Мы тогда ещё не знали, что осенью 1992 года Ика умрёт от опухоли мозга. Что отделившаяся страна постепенно начнёт меняться, а на Рулетке в трубе наш друг Фрэнк со смехом будет говорить, что гондон — это теперь нацюцюрник. Что девушка на класс старше переспит с преподом, а потом через пятнадцать лет умрёт от СПИДа, что парень, которого мы обзывали Смычком, станет продвинутым бизнесменом, что у другого, всегда благополучного, родится сын аутист, а третий романтичный чтец поэзии Серебряного века превратится в политтехнолога. Что умрёт часть киевских зданий, что самиздат Оруэлла — синяя обложка и маленькие цифры «1984» — скоро станут продавать в свободном доступе. Что состояние полёта исчезнет. Что наш Киев будут кромсать и перекраивать, как студенты патологоанатомы никому не нужный труп, что вырастут дома-красавцы и дома-уроды, что уникальная архитектура 70-х будет ржаветь и гнить, как попрошайки на автобусных остановках. Что на наших улицах, по которым мы на спор ходили с закрытыми глазами, начнут стрелять. Что будет гореть стадион Лобановского и Дом профсоюзов. Что начнётся война. Что будут потоком идти беженцы. Мы тогда этого не знали. Мы блаженно пялились на августовское небо. И купленная по случаю пластинка СашБаша перевешивала развал Совка. Просто в один день мне стало жутко, когда какой-то питерец, узнав, что я из Киева, вдруг процитировал Катаева:
Перестань притворяться, не мучай, не путай, не ври,
Подымаются шторы пудовыми веками Вия.
Я взорвать обещался тебя и твои словари,
И Печерскую лавру, и Днепр, и соборы, и Киев.
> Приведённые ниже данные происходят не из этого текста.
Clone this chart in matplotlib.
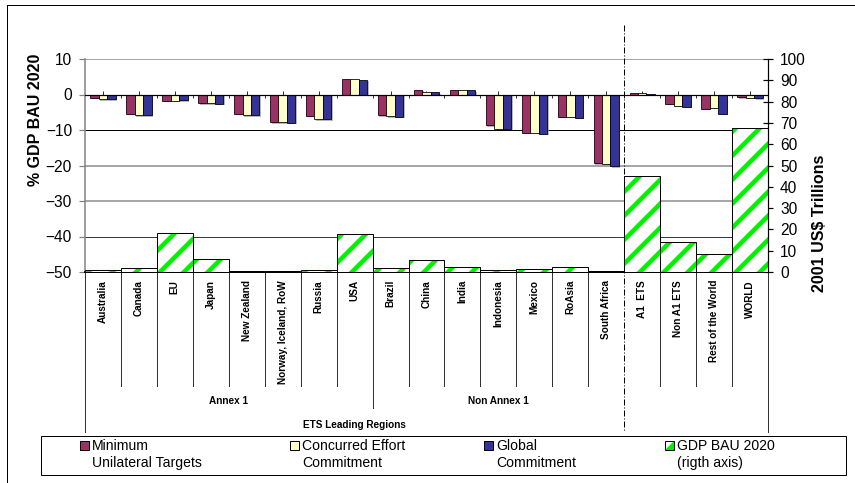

В этих строчках будто предчувствие того дня в феврале 2014-го, когда я на Михайловской площади увидела пятна крови на брусчатке. Я до сих пор отчётливо помню атмосферу в метро после расстрела — у всех людей были одинаково опрокинутые лица, будто сняли с них шелуху, обнажив души. Тогда я особенно остро чувствовала, что Киев мой город. Тогда я вспомнила Спаса на Крови в Питере образца начала 90-х.